From the dragons of my last post (on The Bible and Modern Pterosaurs), I turn to the science of Marfa Lights, with reference to “Analyzing Data for a Marfa Lights Interpretation,” from the blog Modern Pterosaur. The latter post may be difficult for some readers to understand (the language is more protracted than overly technical), so I’ll summarize it.
In the book Hunting Marfa Lights, by James Bunnell, pages 270-279 contain a table with dozens of ML (mystery light) sightings with much information on dates, times, and weather conditions. The recent excitement on some blogs comes from a recent enlightenment centered on the dates July 14-15, 2006 (Texas time), in particular on the times that those mystery lights first appear each night: Thirty-eight and thirty-seven minutes after sunset respectively. This now seems extremely significant.
We need context here. On a typical night when one or more of Bunnell’s cameras picks up mystery lights, the start time for their appearance usually differs greatly from the start time of the previous night in which there was an appearance. Consecutive nights of appearances are a critical exception, but let’s keep to the general case for the moment. For example, on August 11, 2006, the first appearance (“start” time) of an ML was three hours and forty-three minutes after sunset; the next appearance recorded was on October 19, 2006, with start time of just fifteen minutes after sunset. That is a difference of three hours and twenty-eight minutes. The average difference in start times, when consecutive nights are eliminated, is two hours and thirty-six minutes. Regardless of what hypothesis one chooses, this divergance seems reasonable, for why should there be any close coorelation in start times, on apparently random nights of ML activity?
Consider the general case for groups of intelligent predators, the ones that use sophisticated group hunting techniques, then apply this to the present hypothesis involving Marfa Lights as possibly bioluminescent predators.

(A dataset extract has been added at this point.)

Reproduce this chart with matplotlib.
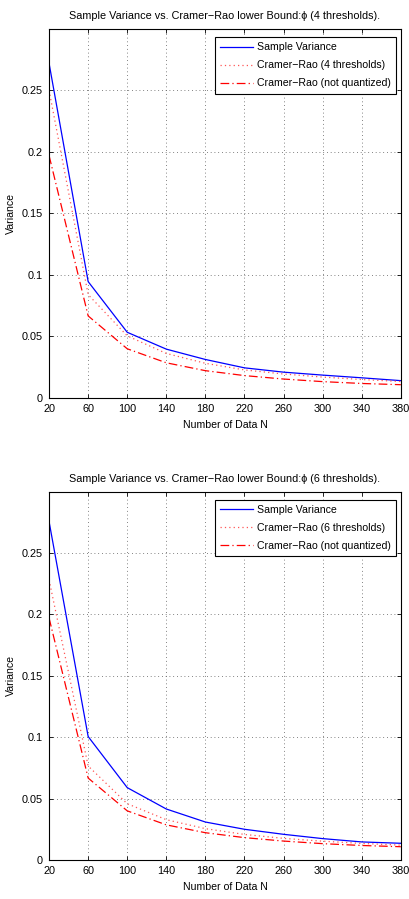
import matplotlib
matplotlib.use('Agg')
import matplotlib.pyplot as plt

plt.rcParams['font.family'] = ['Liberation Sans', 'DejaVu Sans']

# data
N = [20, 60, 100, 140, 180, 220, 260, 300, 340, 380]

# top panel (4 thresholds)
sv4 = [0.272, 0.0946, 0.0534, 0.0397, 0.0313, 0.0245, 0.0210, 0.0186, 0.0164, 0.0141]
crb4 = [0.250, 0.0840, 0.0505, 0.0362, 0.0282, 0.0228, 0.0195, 0.0170, 0.0150, 0.0134]
# bottom panel (6 thresholds)
sv6 = [0.2755, 0.1005, 0.0589, 0.0415, 0.0309, 0.0250, 0.0209, 0.0174, 0.0147, 0.0136]
crb6 = [0.228, 0.0765, 0.0458, 0.0328, 0.0255, 0.0208, 0.0176, 0.0153, 0.0135, 0.0121]
# not quantized bound, same in both panels
crb_nq = [0.197, 0.0667, 0.0400, 0.0286, 0.0222, 0.0182, 0.0154, 0.0133, 0.0118, 0.0108]

xticks = [20, 60, 100, 140, 180, 220, 260, 300, 340, 380]
yticks = [0, 0.05, 0.1, 0.15, 0.2, 0.25]
ytick_labels = ['0', '0.05', '0.1', '0.15', '0.2', '0.25']

fig = plt.figure(figsize=(4.09, 8.99), dpi=100)
ax1 = fig.add_axes([0.120, 0.5573, 0.860, 0.4104])
ax2 = fig.add_axes([0.120, 0.0434, 0.860, 0.4097])

panels = [(ax1, sv4, crb4, 4), (ax2, sv6, crb6, 6)]
for ax, sv, crb, k in panels:
    ax.plot(N, sv, color='#0000ff', lw=0.9, label='Sample Variance')
    ax.plot(N, crb, color='#ff5555', lw=0.9, linestyle=(0, (1, 2.5)),
            label='Cramer\u2212Rao (%d thresholds)' % k)
    ax.plot(N, crb_nq, color='#ff0000', lw=0.9, linestyle=(0, (7, 2.5, 1, 2.5)),
            label='Cramer\u2212Rao (not quantized)')
    ax.set_xlim(20, 380)
    ax.set_ylim(0, 0.2999)
    ax.set_xticks(xticks)
    ax.set_yticks(yticks)
    ax.set_yticklabels(ytick_labels)
    ax.tick_params(direction='in', length=3, width=0.6, labelsize=7.8,
                   top=True, right=True, pad=4.5)
    ax.grid(True, color='0.35', linestyle=(0, (1, 3.5)), linewidth=0.6)
    for s in ax.spines.values():
        s.set_linewidth(0.8)
    ax.set_xlabel('Number of Data N', fontsize=7.6, labelpad=4)
    ax.set_ylabel('Variance', fontsize=7.6, labelpad=4)
    ax.set_title('Sample Variance vs. Cramer\u2212Rao lower Bound:\u03d5 (%d thresholds).' % k,
                 fontsize=7.8, pad=7)
    leg = ax.legend(loc='upper right', bbox_to_anchor=(0.986, 0.978),
                    fontsize=7.6, handlelength=3.1,
                    borderaxespad=0, fancybox=False, framealpha=1,
                    edgecolor='black', borderpad=0.5, labelspacing=0.75,
                    handletextpad=0.37)
    leg.get_frame().set_linewidth(0.8)

fig.savefig('out.png', dpi=100)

When a group of intelligent predators has a successful hunt, they may, on the next day (or the next night for nocturnal predators) repeat what was recently successful, assuming the hunting conditions are similar. Applying this to the hypothesis mentioned so often recently (a group of scientifically-unclassified nocturnal flying predators, having bioluminescent capability, hunting, on some nights, around southwest Texas), we would expect to find a few consecutive nights with ML activity and maybe even with a similar start time for the appearances. This has been found and published by James Bunnell, although he has not yet admitted the plausibility of my hypothesis, at least not to my knowledge.
Why are those start-times on July 14-15, 2006, extremely significant? If the night of July 14th was very successful for nocturnal hunters, they might have returned on the night of July 15th, even a minute earlier than the previous night, out of anticipation. A slight difference in the weather would not distract nocturnal predators on the second night. But what about some hypothesis of non-living energy forces or atmospheric energies? Would not a weather change from one night to another make a significant difference in when and how lights would appear? Of course. Well it so happens that Bunnell’s data for those nights of July 14th and July 15th does show a weather change, not enough to distract determined predators but easily enough to change how non-living energy forces might produce lights in the fields near Marfa, Texas.
On the second night, the temperature at start-time was 3.6 degrees cooler (F.), the dew point was higher, the wind speed was almost six mph faster, and the humidity was considerably higher. The wind direction and visibility were the same, but those other differences were enough to discount any reasonable prediction, using a non-living-energy-source hypothesis, that ML’s would appear at almost the same time two nights in succession. How different from the intelligent-predator hypothesis!
But what if that one pair of nights was a coincidence? Well it so happens that Bunnell’s data shows three other pairs of consecutive nights, and the differences, in minutes, in start times are as follows: 46, 19, and 11, far below the random difference of 156 minutes for nights that were not back-to-back. Averaging out the four critical differences, we get about 19 minutes, quite small compared with 156. For those interested, the particular date-pairs are Nov 24-25, 2000, May7-8, 2003, July 14-15, 2006, and July 15-16, 2006.
Also important, a three-day succession involved similar start times, in minutes after sunset: July 14-15-16, 2006: 38, 37, 48 (the first two were mentioned previously). On the third night was another minor change in weather, including a slight change in wind direction (July 16). The average difference in start times, for those two successions of nights with sightings recorded, is only six minutes. How small is that compared with the random 156-minute difference!
On a night when a lion pride hunts—maybe every night somewhere in Africa—the prey can be as big as an elephant; but let’s assume the prey is smaller and confined to a particular area for at least several nights . . . Would not a successful hunt, by hungry lions on a particular night, compel those lions to return to the same area the next night? If they had ever hunted successfully in the same area, two nights in succession, of course it would. But if a particular area gives no reward on one night, the lions could move quite some distance away on the next night, returning to the first area perhaps later in the year . . .
Non-living energies do not make complex flying patterns like the ones seen around Marfa, Texas. But Marfa Lights fly like they’re directed by intelligence and the ropen of Papua New Guinea is an intelligent flying predator that also glows as it flies.